Data from the United States Virgin Islands shows that populations of susceptible corals and crustose coralline algae have been reduced by this disease, being replaced by fire coral, cyanobacteria, and macroalgae. A structural equation model spanning the Caribbean evinced versatility in reef fish, showing they associated with rugosity without regard for whether the coral was alive or dead. However, some declines due to stony coral tissue loss disease were still projected by the model, especially due to coral die-offs and loss of rugosity.

==Signs==
The signs of this disease are somewhat variable, and it may be difficult to distinguish from other coral diseases. SCTLD manifests as rapidly expanding lesions on the coral. Sometimes the infection exhibits a series of blotches that radiate outwards and coalesce. Small corals may be killed within weeks while larger individuals may survive for months or even a year or two.

==Research==
This is a particularly deadly coral disease with mortality rates varying between 66% and 100%. Although the cause of the disease has not yet been established, evidence suggests that a bacterial pathogen is being transmitted either by contact or by means of water movement. Not all corals are susceptible to the disease, with staghorn coral (Acropora cervicornis) and elkhorn coral (Acropora palmata), both of which are critically endangered, appearing to be immune.

A 2021 study by the Florida Fish and Wildlife Conservation Commission and U.S. Geological Survey involving electron microscopy of infected corals suggests that SCTLD may not be caused a bacterial agent as previously thought, but rather a virus that lethally affects the zooxanthellae of corals and leads to host cell death. In diseased corals, no pathologies were noted in the coral host cells aside from lysis, whereas zooxanthellae displayed chloroplast pathologies and potential single-stranded RNA viruses similar to those found in plant viruses. This may explain why amoxicillin paste, the only known effective treatment method, suppresses the growth of new lesions but does not prevent new lesions from forming. Given that amoxicillin is intended for bacteria, its apparent suppression of SCTLD lesions may be an unintended side-effect that affects the virus rather than actual suppression of a bacterial agent. Other studies instead suggest that the bacterium plays a secondary role in attacking weakened corals. Three strains of harmful bacteria are associated with the disease.
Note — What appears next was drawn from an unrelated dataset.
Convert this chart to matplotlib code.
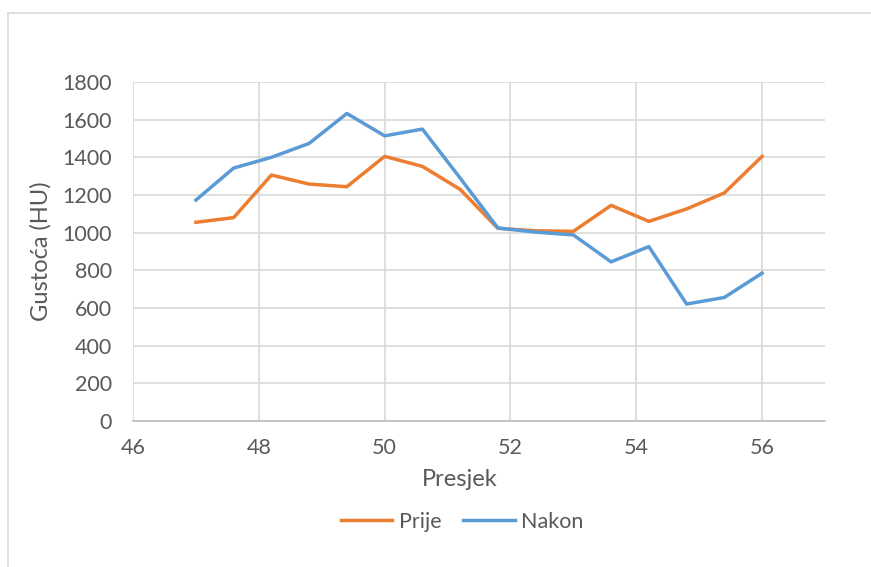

A 2023 study developed a potential probiotic treatment for SCTLD, obtained from Pseudoalteromonas bacteria isolated from SCTLD-resistant Montastraea corals. This may provide a more effective and efficient treatment compared to amoxicillin, which requires direct application, does not prevent reinfection, and may promote antibiotic resistance in the causal agent.

==Susceptibility==
The first species on a reef to be infected are usually the meandroid corals such as pillar coral (Dendrogyra cylindrus), elliptical star coral (Dichocoenia stokes), smooth flower coral (Eusmilia fastigiata), and maze corals (Meandrina spp.). Other susceptible species include boulder brain coral (Colpophyllia natans), grooved brain coral (Diploria labyrinthiformis), maze coral (Meandrina meandrites), symmetrical brain coral (Pseudodiploria strigosa) and knobby brain coral (Pseudodiploria clivosa). The genetically distinct Florida population of pillar coral has been essentially extirpated in the wild, and now primarily survives only in captivity.

Limited lab experiments suggest that Indo-Pacific coral species may also be susceptible to this disease as many of them are of the same groups present in the Caribbean, which could have severe consequences if the disease happened to reach the Indo-Pacific via the Panama Canal. In contrast, other studies suggest that if SCTLD is of viral origins, the zooxanthellae clades inhabiting the Caribbean may be uniquely susceptible to it, in contrast to the Indo-Pacific, which is dominated by a different clade of zooxanthellae and has not seen major coral diseases.

== Conservation ==
Due to the wide-ranging effects of the disease, many of the susceptible coral species have had fragments harvested from the wild, which have then been taken into captivity across the United States for the purpose of conservation, captive breeding and selective breeding, until either conditions improve or the captive corals develop resilience to the disease.